DEV Community: Andrejus Voitovas

From Legacy to Modern: Creating Self-Testable APIs for Seamless Integration

Andrejus Voitovas — Tue, 14 Jan 2025 05:59:53 +0000

In every project there is a phase when you have to rewrite a legacy application into a new one. It’s often the case that refactoring is not only an unavoidable, but also extremely challenging task. One of the primary goals of such integrations is to ensure that both systems - new and old - produce consistent outputs.

In this article, we'll dive into how we build a self-testable API mechanism. The goal is simple - to build a system that is able to validate the input and output itself and notify the developers of any inconsistencies. By creating this system, we will then be able to ensure that both systems produced identical results by running thousands of different scenarios.

We’ll cover the architecture of such systems, the challenges we face in such situations, and what the limitations of ensuring the smooth coexistence of both systems are.

Legacy

Imagine the legacy system has been serving various business-critical operations for about 10 years. While it has proven reliable over the years, it has several outdated standards that made new integrations nearly impossible. One of the primary complications is the diversity of data formats it handles. The legacy system supports both JSON and XML formats - an unfortunate result of an unsuccessful attempt to move from XML to JSON. This introduces complexity during integration. Another challenge is that endpoints are being used by a variety of third-party clients, so we can't make even the most minimal changes, because we don't know how they are parsing data or how they are integrated. This not only increases the complexity of the system, but it also means that we have to consider how the system can be refactored and replaced without ongoing operations being disrupted.

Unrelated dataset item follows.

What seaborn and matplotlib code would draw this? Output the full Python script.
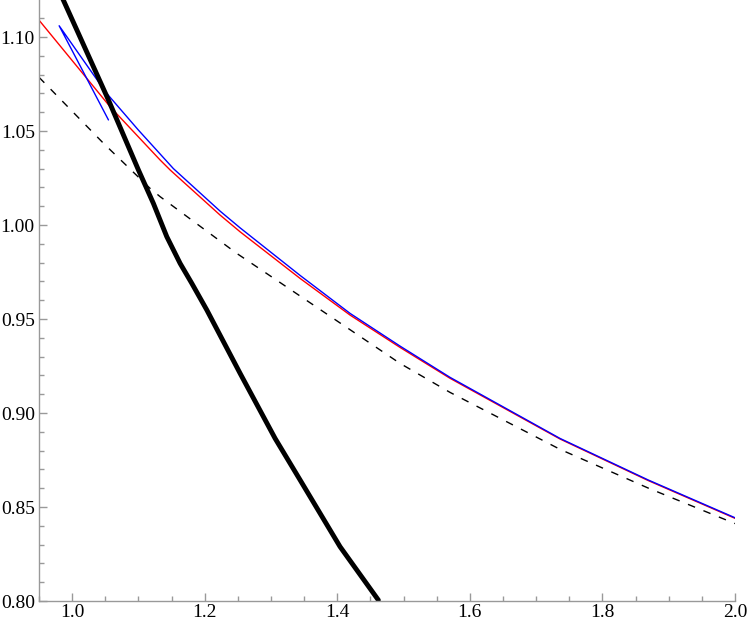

And lastly, legacy systems don't follow RESTful architecture. There are a lot of different naming conventions, input variants (query parameters, body), authentication mechanisms, etc which makes it less predictable and harder to standardize across different parts of the system.

Given these constraints, our primary challenge is ensuring that our new system can be integrated smoothly into the legacy system, whilst maintaining consistent and verifiable outputs. Here, the self-testable API we have developed (more on that later) will act as a bridge, allowing us to automate the validation process between the two systems.

New application

Our new system is built on modern principles, but due to the use of the legacy API by numerous third-party clients, certain aspects must remain unchanged during the migration phase. Specifically, we can’t modify the authentication mechanism, API paths, or input formats, as it is this that ensures we are able to maintain seamless compatibility with existing clients.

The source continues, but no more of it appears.